Taxation Ruling IT 180 states that, providing the necessity for the repairs can be related to the period of time during which the premises were producing assessable income and providing, further, that the premises have produced assessable income during the year in which the expenditure was incurred, the cost of any repairs will be deductible.

Application to your circumstances

Painting Costs

In your case, you have painted the property. As the work done makes good on the deterioration of the property, and that you only rented the property for XXX days in the 20XX financial year you are entitled to a partial deduction for the painting.

Carpet Costs

In your case, you incurred costs in replacing the carpet in your investment unit when it was damaged. The area of carpet you replaced was similar in area to the damaged carpet. The replacement carpet was of a similar quality to the damaged carpet. Replacing the carpet has not resulted in a greater efficiency or function to your property. It has merely made good the damage. Therefore, replacing the carpets is not capital in nature. As you only rented the property for XXX days in the 20XX financial year you are entitled to a partial deduction for the carpeting.

Tiles

In your case the tiling represents a remodeling of the property. The work you undertook was extensive covering the kitchen, meals area, family room, two hallways, the laundry, the vanity /toilet area and formal dining area.

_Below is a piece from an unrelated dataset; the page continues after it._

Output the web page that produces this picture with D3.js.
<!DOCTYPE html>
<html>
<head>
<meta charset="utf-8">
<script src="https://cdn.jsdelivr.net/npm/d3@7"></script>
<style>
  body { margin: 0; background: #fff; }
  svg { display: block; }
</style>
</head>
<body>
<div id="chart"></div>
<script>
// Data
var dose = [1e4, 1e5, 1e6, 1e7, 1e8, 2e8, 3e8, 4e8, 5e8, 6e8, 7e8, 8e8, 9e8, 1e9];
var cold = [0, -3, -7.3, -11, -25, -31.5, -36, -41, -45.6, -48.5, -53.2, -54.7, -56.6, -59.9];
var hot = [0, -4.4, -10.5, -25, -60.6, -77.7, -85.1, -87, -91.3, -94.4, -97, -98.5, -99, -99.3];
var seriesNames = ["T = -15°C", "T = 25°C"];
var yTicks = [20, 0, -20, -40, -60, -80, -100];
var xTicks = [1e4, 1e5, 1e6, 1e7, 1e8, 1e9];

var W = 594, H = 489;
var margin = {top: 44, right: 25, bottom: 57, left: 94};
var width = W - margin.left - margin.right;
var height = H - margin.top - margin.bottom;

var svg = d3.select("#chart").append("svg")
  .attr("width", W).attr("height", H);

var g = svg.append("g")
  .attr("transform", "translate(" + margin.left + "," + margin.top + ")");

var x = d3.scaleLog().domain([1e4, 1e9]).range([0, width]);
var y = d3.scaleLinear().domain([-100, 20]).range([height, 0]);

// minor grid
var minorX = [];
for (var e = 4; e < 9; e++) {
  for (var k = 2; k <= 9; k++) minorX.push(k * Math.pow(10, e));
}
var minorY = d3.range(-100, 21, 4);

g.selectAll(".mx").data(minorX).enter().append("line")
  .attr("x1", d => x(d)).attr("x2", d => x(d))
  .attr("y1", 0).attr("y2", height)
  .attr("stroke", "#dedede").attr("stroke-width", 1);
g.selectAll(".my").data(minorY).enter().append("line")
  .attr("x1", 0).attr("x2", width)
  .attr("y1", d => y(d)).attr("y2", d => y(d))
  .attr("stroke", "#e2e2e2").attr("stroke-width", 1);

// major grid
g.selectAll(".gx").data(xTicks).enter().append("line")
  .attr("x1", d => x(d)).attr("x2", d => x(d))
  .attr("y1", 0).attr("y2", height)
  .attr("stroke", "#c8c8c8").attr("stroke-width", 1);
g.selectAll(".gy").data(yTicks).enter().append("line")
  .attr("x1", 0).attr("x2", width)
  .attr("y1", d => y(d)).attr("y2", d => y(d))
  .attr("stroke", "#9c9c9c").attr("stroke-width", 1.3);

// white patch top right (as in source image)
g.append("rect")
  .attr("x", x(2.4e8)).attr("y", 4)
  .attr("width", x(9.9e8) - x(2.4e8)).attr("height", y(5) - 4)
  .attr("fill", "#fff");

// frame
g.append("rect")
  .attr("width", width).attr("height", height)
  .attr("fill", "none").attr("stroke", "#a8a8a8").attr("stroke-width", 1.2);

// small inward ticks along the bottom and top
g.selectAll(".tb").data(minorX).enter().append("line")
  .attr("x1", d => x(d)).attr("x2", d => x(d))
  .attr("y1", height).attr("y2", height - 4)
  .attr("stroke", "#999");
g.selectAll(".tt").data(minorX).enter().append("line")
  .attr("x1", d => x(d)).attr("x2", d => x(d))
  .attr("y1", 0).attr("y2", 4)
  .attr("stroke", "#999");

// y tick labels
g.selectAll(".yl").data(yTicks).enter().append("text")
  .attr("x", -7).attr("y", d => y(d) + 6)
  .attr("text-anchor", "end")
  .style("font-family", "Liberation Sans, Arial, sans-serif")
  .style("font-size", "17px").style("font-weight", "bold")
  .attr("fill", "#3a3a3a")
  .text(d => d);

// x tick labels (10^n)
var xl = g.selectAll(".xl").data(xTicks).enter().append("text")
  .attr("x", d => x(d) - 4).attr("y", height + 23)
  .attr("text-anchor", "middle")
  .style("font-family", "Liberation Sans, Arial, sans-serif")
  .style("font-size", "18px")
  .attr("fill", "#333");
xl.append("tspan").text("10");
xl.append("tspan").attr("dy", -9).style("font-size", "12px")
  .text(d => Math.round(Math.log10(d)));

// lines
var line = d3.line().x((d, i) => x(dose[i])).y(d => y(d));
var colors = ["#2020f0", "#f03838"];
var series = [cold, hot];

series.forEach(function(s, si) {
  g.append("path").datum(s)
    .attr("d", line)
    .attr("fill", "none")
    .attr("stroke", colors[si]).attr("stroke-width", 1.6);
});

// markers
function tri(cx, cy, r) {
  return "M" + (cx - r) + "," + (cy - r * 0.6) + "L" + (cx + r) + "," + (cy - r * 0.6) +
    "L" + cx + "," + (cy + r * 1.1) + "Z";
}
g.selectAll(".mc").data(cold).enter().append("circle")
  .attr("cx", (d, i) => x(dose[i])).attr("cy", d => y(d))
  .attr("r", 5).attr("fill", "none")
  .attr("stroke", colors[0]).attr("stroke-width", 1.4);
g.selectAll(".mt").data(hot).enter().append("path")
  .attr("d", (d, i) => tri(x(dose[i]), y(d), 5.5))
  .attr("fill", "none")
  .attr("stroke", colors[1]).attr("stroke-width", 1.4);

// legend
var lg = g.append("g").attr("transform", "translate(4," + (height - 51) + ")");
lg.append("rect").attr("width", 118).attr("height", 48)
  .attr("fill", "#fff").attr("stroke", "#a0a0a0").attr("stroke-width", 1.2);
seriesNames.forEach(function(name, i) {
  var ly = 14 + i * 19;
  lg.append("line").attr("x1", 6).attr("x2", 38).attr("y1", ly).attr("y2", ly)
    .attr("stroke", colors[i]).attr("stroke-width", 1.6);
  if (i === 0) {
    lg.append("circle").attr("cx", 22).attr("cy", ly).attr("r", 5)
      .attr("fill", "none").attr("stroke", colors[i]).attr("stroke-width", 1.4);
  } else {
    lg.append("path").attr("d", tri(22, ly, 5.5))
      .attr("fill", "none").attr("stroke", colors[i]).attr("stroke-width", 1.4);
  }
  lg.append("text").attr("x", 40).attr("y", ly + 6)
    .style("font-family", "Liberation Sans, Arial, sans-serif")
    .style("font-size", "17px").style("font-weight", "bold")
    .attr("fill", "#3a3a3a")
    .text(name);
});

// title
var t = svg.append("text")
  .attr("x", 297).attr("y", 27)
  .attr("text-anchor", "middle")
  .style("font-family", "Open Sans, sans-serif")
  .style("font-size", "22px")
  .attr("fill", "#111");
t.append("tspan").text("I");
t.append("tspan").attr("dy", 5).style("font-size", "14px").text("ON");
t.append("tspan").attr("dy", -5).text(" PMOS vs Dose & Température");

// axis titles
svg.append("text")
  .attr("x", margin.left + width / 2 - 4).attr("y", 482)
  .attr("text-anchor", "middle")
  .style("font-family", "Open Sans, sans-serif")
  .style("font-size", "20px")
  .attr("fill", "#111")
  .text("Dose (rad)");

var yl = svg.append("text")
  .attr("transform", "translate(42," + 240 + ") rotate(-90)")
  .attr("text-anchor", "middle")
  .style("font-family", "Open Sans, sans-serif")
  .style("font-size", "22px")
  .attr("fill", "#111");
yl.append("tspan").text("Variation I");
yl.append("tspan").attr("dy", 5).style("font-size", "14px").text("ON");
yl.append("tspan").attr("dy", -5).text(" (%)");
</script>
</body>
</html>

The re-tiling could not be considered to be merely remedying defects. Remedying defects would be limited to repairing or replacing only the damaged tiles. The amount of expenditure in this case involves the renewal or modernization of the property.

Hence, it can be argued that the work done to the property will extend its income producing ability and significantly enhance its salability. The value of the property will be likely to have increased as a result of the work done, and future repair expenses are likely to be reduced.

Therefore, the tiling done is considered to be a capital improvement and is not deductible as a repair under subsection 25-10(3) of the ITAA 1997.